When looking at the picture as a whole, however, the problem emerges: these characters just aren’t all that human. If its hackneyed seven days/deadly sins framework does not give it away, this story prioritizes conscientious metaphors over exploring its dozen-plus (too many) troubled men and women. Such an approach may work for a bitter Godardian satire, but not when the institutional violence at the heart of this film’s conflict is so raw and recent. Clearly Father James wrestles with his faith to God in a world where his daughter (Kelly Reilly) comes home with bandages wrapped around her wrists; I only wish I could leave the film convinced that daughter is a living, breathing person who feels genuine pain, not a shill for some thesis that basically says, “Everybody Hurts.”

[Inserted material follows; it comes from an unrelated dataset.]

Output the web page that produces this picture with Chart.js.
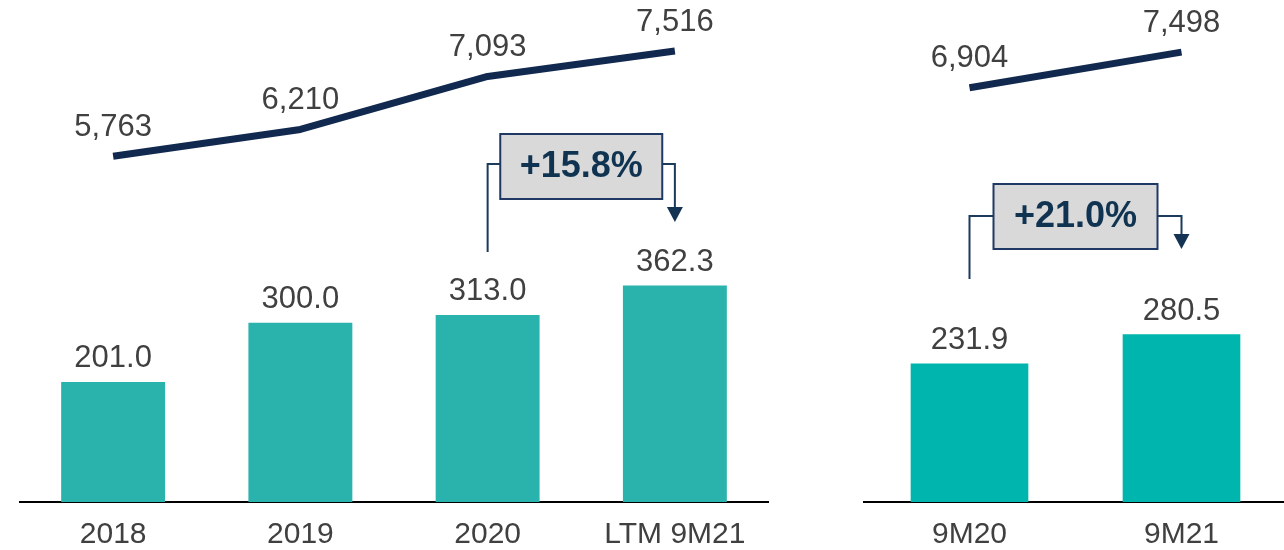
<!DOCTYPE html>
<html>
<head>
<meta charset="utf-8">
<script src="https://cdn.jsdelivr.net/npm/chart.js@4"></script>
<style>
  html, body { margin: 0; padding: 0; background: #fff; overflow: hidden; }
  body { width: 1284px; height: 550px; position: relative; }
  canvas { position: absolute; top: 0; }
  #annual { left: 0; }
  #ytd { left: 850px; }
</style>
</head>
<body>
<canvas id="annual" width="800" height="568"></canvas>
<canvas id="ytd" width="450" height="568"></canvas>
<script>
// annual figures
const annualLabels = ["2018", "2019", "2020", "LTM 9M21"];
const annualBars = [201.0, 300.0, 313.0, 362.3];
const annualLine = [5763, 6210, 7093, 7516];

// nine-month figures
const ytdLabels = ["9M20", "9M21"];
const ytdBars = [231.9, 280.5];
const ytdLine = [6904, 7498];

const FONT = "'Liberation Sans', Arial, sans-serif";
const TEXT = "#404040";
const NAVY = "#12294F";

// value labels above bars and line points
const valueLabels = {
  id: "valueLabels",
  afterDatasetsDraw(chart) {
    const ctx = chart.ctx;
    ctx.save();
    ctx.font = "31px " + FONT;
    ctx.fillStyle = TEXT;
    ctx.textAlign = "center";
    ctx.textBaseline = "middle";
    chart.data.datasets.forEach((ds, i) => {
      const meta = chart.getDatasetMeta(i);
      meta.data.forEach((el, j) => {
        const v = ds.data[j];
        if (ds.type === "line") {
          ctx.fillText(v.toLocaleString("en-US"), el.x, el.y - 29);
        } else {
          ctx.fillText(v.toFixed(1), el.x, el.y - 23);
        }
      });
    });
    ctx.restore();
  }
};

// growth box with connector and arrow between two bars
const growthCallout = {
  id: "growthCallout",
  afterDraw(chart, args, opts) {
    const ctx = chart.ctx;
    const x = chart.scales.x;
    const bars = chart.data.datasets[0].data;
    const x0 = x.getPixelForValue(opts.from);
    const x1 = x.getPixelForValue(opts.to);
    const pct = (bars[opts.to] / bars[opts.from] - 1) * 100;
    const mid = (x0 + x1) / 2;
    const bx = mid - opts.boxW / 2;

    ctx.save();
    ctx.strokeStyle = "#1B3A5C";
    ctx.lineWidth = 2;
    ctx.beginPath();
    ctx.moveTo(x0, opts.startY);
    ctx.lineTo(x0, opts.lineY);
    ctx.lineTo(bx, opts.lineY);
    ctx.moveTo(bx + opts.boxW, opts.lineY);
    ctx.lineTo(x1, opts.lineY);
    ctx.lineTo(x1, opts.tipY - 14);
    ctx.stroke();

    ctx.fillStyle = "#153454";
    ctx.beginPath();
    ctx.moveTo(x1 - 8, opts.tipY - 15);
    ctx.lineTo(x1 + 8, opts.tipY - 15);
    ctx.lineTo(x1, opts.tipY);
    ctx.closePath();
    ctx.fill();

    ctx.fillStyle = "#D9D9D9";
    ctx.fillRect(bx, opts.boxY, opts.boxW, opts.boxH);
    ctx.strokeStyle = "#1F3864";
    ctx.strokeRect(bx, opts.boxY, opts.boxW, opts.boxH);

    ctx.fillStyle = "#0F3350";
    ctx.font = "bold 36px " + FONT;
    ctx.textAlign = "center";
    ctx.textBaseline = "middle";
    ctx.fillText("+" + pct.toFixed(1) + "%", mid, opts.boxY + opts.boxH / 2 + 1);
    ctx.restore();
  }
};

function makeChart(id, labels, bars, line, barColor, pad, callout) {
  return new Chart(document.getElementById(id), {
    data: {
      labels: labels,
      datasets: [
        {
          type: "bar",
          data: bars,
          backgroundColor: barColor,
          yAxisID: "y",
          categoryPercentage: 1,
          barPercentage: 0.555,
          order: 2
        },
        {
          type: "line",
          data: line,
          yAxisID: "y2",
          borderColor: NAVY,
          borderWidth: 7,
          borderCapStyle: "butt",
          borderJoinStyle: "round",
          pointRadius: 0,
          tension: 0,
          clip: false,
          order: 1
        }
      ]
    },
    options: {
      responsive: false,
      animation: false,
      layout: { padding: pad },
      plugins: {
        legend: { display: false },
        tooltip: { enabled: false },
        growthCallout: callout
      },
      scales: {
        x: {
          offset: true,
          grid: { display: false, drawTicks: false },
          border: { display: true, color: "#000", width: 2 },
          ticks: { color: TEXT, font: { family: FONT, size: 30 }, padding: 15 }
        },
        y: { display: false, min: 0, max: 840 },
        y2: { display: false, min: 0, max: 8367 }
      }
    },
    plugins: [valueLabels, growthCallout]
  });
}

makeChart("annual", annualLabels, annualBars, annualLine, "#2AB3AD",
  { left: 19.5, right: 31.5, top: 0, bottom: 0 },
  { from: 2, to: 3, boxW: 162, boxH: 65, boxY: 134, lineY: 164, startY: 252, tipY: 222 });

makeChart("ytd", ytdLabels, ytdBars, ytdLine, "#00B5AE",
  { left: 13.5, right: 12.5, top: 0, bottom: 0 },
  { from: 0, to: 1, boxW: 164, boxH: 65, boxY: 184, lineY: 216, startY: 279, tipY: 249 });
</script>
</body>
</html>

Gleeson, of course, is magnificent. As irritating it is for him to be the only levelheaded man on the face of the planet, Father James surveys the brooding Irish landscape and its little people with a sensitive, knowing eye. Gleeson sells the only profound moment with his gaze alone: Before boarding a plane to Dublin, ostensibly to escape the threat against his life, he catches the sight of a ground crew member leaning on the casket of his most devout parishioner’s husband, who earlier died in a car accident. Busy chatting with a colleague, the crewman does not notice the anguish fogging James’s eyes, who cannot bear to see another instance of human callousness, however unintentional. By the following cut, James has taken a drastic step, perhaps because he is now filled with more despair than hope for the future. As grave the moment may be, it is real, which, unfortunately, is an honor only the opening scene can also claim.